Absorption of planar massless scalar waves by Kerr black holes

TL;DR

This paper analyzes how Kerr black holes absorb planar massless scalar waves at various angles, revealing frequency-dependent behaviors and the influence of black hole rotation and wave alignment.

Contribution

It extends the partial wave and complex angular momentum methods to analyze scalar wave absorption by Kerr black holes at arbitrary angles, including new approximations and symmetry considerations.

Findings

Low-frequency cross section approaches horizon area.

High-frequency cross section approaches geodesic capture cross section.

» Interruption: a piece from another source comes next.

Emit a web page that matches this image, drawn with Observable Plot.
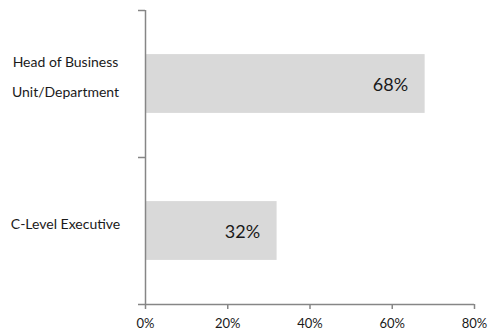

Counterrotating waves experience greater absorption.

Abstract

We consider planar massless scalar waves impinging upon a Kerr black hole, for general angles of incidence. We compute the absorption cross section via the partial wave approach, and present a gallery of results. In the low-frequency regime, we show that the cross section approaches the horizon area; in the high-frequency regime, we show that the cross section approaches the geodesic capture cross section. In the aligned case, we extend the complex angular momentum method to obtain a `sinc' approximation, which relates the regular high-frequency oscillations in the cross section to the properties of the polar null orbit. In the non-aligned case, we show, via a semi-analytic approximation, that the reduction in symmetry generates a richer, less regular absorption cross section. We separate the absorption cross section into corotating and counterrotating contributions, showing that the absorption is larger for counterrotating waves, as expected.